**TASK REQUIREMENTS:**
Retype every line from the start of the data down to and including the line with "(#1) at (#2,-#3)". Skip the pictures.

**MATERIAL:**
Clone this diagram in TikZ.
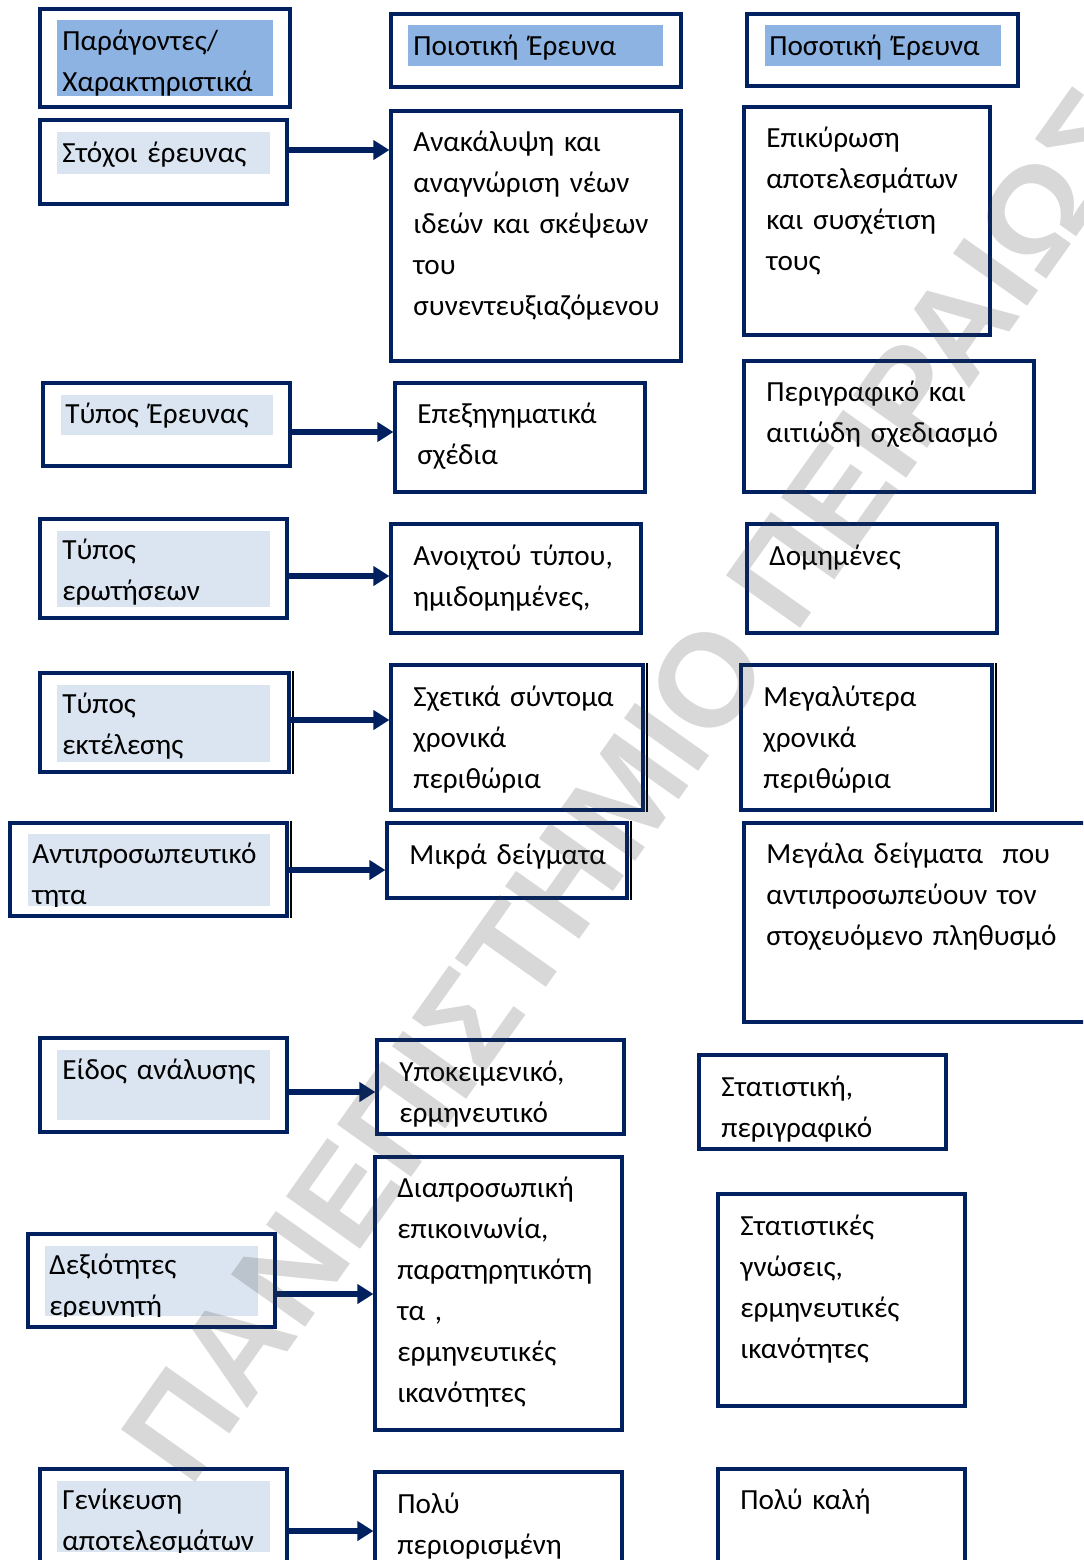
\documentclass[tikz,border=0pt]{standalone}
\usepackage{fontspec}
\setmainfont{Carlito}
\newfontfamily\wmfont{Liberation Sans}
\usetikzlibrary{arrows.meta,fit}

\definecolor{navy}{RGB}{0,32,96}
\definecolor{headfill}{RGB}{141,179,226}
\definecolor{rowfill}{RGB}{219,229,241}
\definecolor{wmgray}{RGB}{60,60,60}

\tikzset{
  frame/.style={draw=navy, line width=1.6pt, inner sep=0pt, fill=white},
  hfill/.style={fill=headfill, draw=none, inner sep=0pt},
  rfill/.style={fill=rowfill, draw=none, inner sep=0pt},
  txt/.style={anchor=base west, inner sep=0pt, text width=330pt, align=left,
    font=\fontsize{14.6pt}{20.5pt}\selectfont},
  link/.style={draw=navy, line width=2.6pt, -{Triangle[length=8pt,width=9.5pt]}},
  shadowline/.style={draw=black, line width=0.6pt},
  wm/.style={font=\wmfont\bfseries\fontsize{66pt}{66pt}\selectfont, text=wmgray,
    text opacity=0.2, inner sep=0pt}
}

% panel: name, x1, y1, x2, y2 (pixel units, y measured downwards)
\newcommand\panel[5]{\node[frame, fit={(#2,-#3) (#4,-#5)}] (#1) {};}
\newcommand\band[6]{\node[#6, fit={(#2,-#3) (#4,-#5)}] (#1) {};}
\newcommand\words[4]{\node[txt] (#1) at (#2,-#3) {#4};}

\begin{document}
\begin{tikzpicture}[x=0.5pt,y=0.5pt]
\useasboundingbox (0,0) rectangle (1083,-1560);
\clip (0,0) rectangle (1083,-1560);
\fill[white] (0,0) rectangle (1083,-1560);

% ---------- column headings ----------
\panel{hA}{40}{9}{290}{107}
\band{hAf}{57}{20}{273}{96}{hfill}
\words{hAt}{62}{50}{Παράγοντες/\\Χαρακτηριστικά}

\panel{hB}{391}{14}{681}{87}
\band{hBf}{408}{25}{663}{66}{hfill}
\words{hBt}{413}{55}{Ποιοτική Έρευνα}

\panel{hC}{747}{14}{1018}{86}
\band{hCf}{765}{25}{1001}{66}{hfill}
\words{hCt}{769}{55}{Ποσοτική Έρευνα}

% ---------- row 1 ----------
\panel{rA}{40}{120}{287}{204}
\band{rAf}{57}{132}{270}{174}{rfill}
\words{rAt}{62}{162}{Στόχοι έρευνας}
\panel{cA}{391}{111}{681}{361}
\words{cAt}{413}{151}{Ανακάλυψη και\\αναγνώριση νέων\\ιδεών και σκέψεων\\του\\συνεντευξιαζόμενου}
\panel{dA}{744}{107}{990}{335}
\words{dAt}{766}{147}{Επικύρωση\\αποτελεσμάτων\\και συσχέτιση\\τους}

% ---------- row 2 ----------
\panel{rB}{43}{383}{290}{466}
\band{rBf}{61}{395}{273}{435}{rfill}
\words{rBt}{65}{423}{Τύπος Έρευνας}
\panel{cB}{395}{383}{645}{492}
\words{cBt}{417}{423}{Επεξηγηματικά\\σχέδια}
\panel{dB}{744}{361}{1034}{492}
\words{dBt}{766}{401}{Περιγραφικό και\\αιτιώδη σχεδιασμό}

% ---------- row 3 ----------
\panel{rC}{40}{519}{287}{618}
\band{rCf}{57}{531}{270}{607}{rfill}
\words{rCt}{62}{559}{Τύπος\\ερωτήσεων}
\panel{cC}{391}{524}{641}{633}
\words{cCt}{413}{565}{Ανοιχτού τύπου,\\ημιδομημένες,}
\panel{dC}{747}{524}{997}{633}
\words{dCt}{769}{565}{Δομημένες}

% ---------- row 4 ----------
\panel{rD}{40}{673}{289}{772}
\band{rDf}{57}{685}{270}{762}{rfill}
\words{rDt}{62}{713}{Τύπος\\εκτέλεσης}
\panel{cD}{391}{665}{643}{810}
\words{cDt}{413}{706}{Σχετικά σύντομα\\χρονικά\\περιθώρια}
\panel{dD}{741}{665}{992}{810}
\words{dDt}{763}{706}{Μεγαλύτερα\\χρονικά\\περιθώρια}

% ---------- row 5 ----------
\panel{rE}{10}{823}{287}{916}
\band{rEf}{28}{834}{270}{906}{rfill}
\begin{scope}
  \clip (rEf.south west) rectangle (rEf.north east);
  \words{rEt}{32}{863}{Αντιπροσωπευτικό\\τητα}
\end{scope}
\panel{cE}{387}{823}{627}{898}
\words{cEt}{409}{864}{Μικρά δείγματα}
\panel{dE}{744}{823}{1095}{1022}
\words{dEt}{766}{863}{Μεγάλα δείγματα\ \ που\\αντιπροσωπεύουν τον\\στοχευόμενο πληθυσμό}

% ---------- row 6 ----------
\panel{rF}{40}{1038}{287}{1132}
\band{rFf}{57}{1050}{270}{1120}{rfill}
\words{rFt}{62}{1079}{Είδος ανάλυσης}
\panel{cF}{377}{1040}{624}{1134}
\words{cFt}{399}{1081}{Υποκειμενικό,\\ερμηνευτικό}
\panel{dF}{699}{1055}{946}{1149}
\begin{scope}
  \clip ([shift={(2,2)}]dF.south west) rectangle (dF.north east);
  \words{dFt}{721}{1096}{Στατιστική,\\περιγραφικό}
\end{scope}

% ---------- row 7 ----------
\panel{rG}{28}{1234}{275}{1327}
\band{rGf}{45}{1246}{258}{1316}{rfill}
\begin{scope}
  \clip (rGf.south west) rectangle (rGf.north east);
  \words{rGt}{49}{1274}{Δεξιότητες\\ερευνητή}
\end{scope}
\panel{cG}{375}{1157}{622}{1430}
\words{cGt}{397}{1197}{Διαπροσωπική\\επικοινωνία,\\παρατηρητικότη\\τα ,\\ερμηνευτικές\\ικανότητες}
\panel{dG}{718}{1194}{965}{1406}
\words{dGt}{740}{1235}{Στατιστικές\\γνώσεις,\\ερμηνευτικές\\ικανότητες}

% ---------- row 8 ----------
\panel{rH}{40}{1469}{287}{1580}
\band{rHf}{57}{1481}{270}{1552}{rfill}
\begin{scope}
  \clip (rHf.south west) rectangle (rHf.north east);
  \words{rHt}{62}{1509}{Γενίκευση\\αποτελεσμάτων}
\end{scope}
\panel{cH}{375}{1472}{622}{1580}
\words{cHt}{397}{1513}{Πολύ\\περιορισμένη}
\panel{dH}{718}{1469}{965}{1580}
\words{dHt}{740}{1509}{Πολύ καλή}

% thin dark edges beside some frames
\draw[shadowline] ([xshift=1.2pt]rD.north east) -- ([xshift=1.2pt]rD.south east);
\draw[shadowline] ([xshift=1.2pt]rE.north east) -- ([xshift=1.2pt]rE.south east);
\draw[shadowline] ([xshift=1.2pt]cD.north east) -- ([xshift=1.2pt]cD.south east);
\draw[shadowline] ([xshift=1.2pt]cE.north east) -- ([xshift=1.2pt]cE.south east);
\draw[shadowline] ([xshift=1.2pt]dD.north east) -- ([xshift=1.2pt]dD.south east);

% ---------- connectors ----------
\draw[link] (rA.east |- 0,-150)  -- (cA.west |- 0,-150);
\draw[link] (rB.east |- 0,-432)  -- (cB.west |- 0,-432);
\draw[link] (rC.east |- 0,-576)  -- (cC.west |- 0,-576);
\draw[link] (rD.east |- 0,-720)  -- (cD.west |- 0,-720);
\draw[link] (rE.east |- 0,-870)  -- (cE.west |- 0,-870);
\draw[link] (rF.east |- 0,-1092) -- (cF.west |- 0,-1092);
\draw[link] (rG.east |- 0,-1294) -- (cG.west |- 0,-1294);
\draw[link] (rH.east |- 0,-1531) -- (cH.west |- 0,-1531);

% ---------- watermark ----------
\node[wm, rotate=54.7, anchor=base west] (wmark) at (190,-1490) {ΠΑΝΕΠΙΣΤΗΜΙΟ ΠΕΙΡΑΙΩΣ};
\end{tikzpicture}
\end{document}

**RESPONSE TO THIS EXERCISE:**
Clone this diagram in TikZ.
\documentclass[tikz,border=0pt]{standalone}
\usepackage{fontspec}
\setmainfont{Carlito}
\newfontfamily\wmfont{Liberation Sans}
\usetikzlibrary{arrows.meta,fit}

\definecolor{navy}{RGB}{0,32,96}
\definecolor{headfill}{RGB}{141,179,226}
\definecolor{rowfill}{RGB}{219,229,241}
\definecolor{wmgray}{RGB}{60,60,60}

\tikzset{
  frame/.style={draw=navy, line width=1.6pt, inner sep=0pt, fill=white},
  hfill/.style={fill=headfill, draw=none, inner sep=0pt},
  rfill/.style={fill=rowfill, draw=none, inner sep=0pt},
  txt/.style={anchor=base west, inner sep=0pt, text width=330pt, align=left,
    font=\fontsize{14.6pt}{20.5pt}\selectfont},
  link/.style={draw=navy, line width=2.6pt, -{Triangle[length=8pt,width=9.5pt]}},
  shadowline/.style={draw=black, line width=0.6pt},
  wm/.style={font=\wmfont\bfseries\fontsize{66pt}{66pt}\selectfont, text=wmgray,
    text opacity=0.2, inner sep=0pt}
}

% panel: name, x1, y1, x2, y2 (pixel units, y measured downwards)
\newcommand\panel[5]{\node[frame, fit={(#2,-#3) (#4,-#5)}] (#1) {};}
\newcommand\band[6]{\node[#6, fit={(#2,-#3) (#4,-#5)}] (#1) {};}
\newcommand\words[4]{\node[txt] (#1) at (#2,-#3) {#4};}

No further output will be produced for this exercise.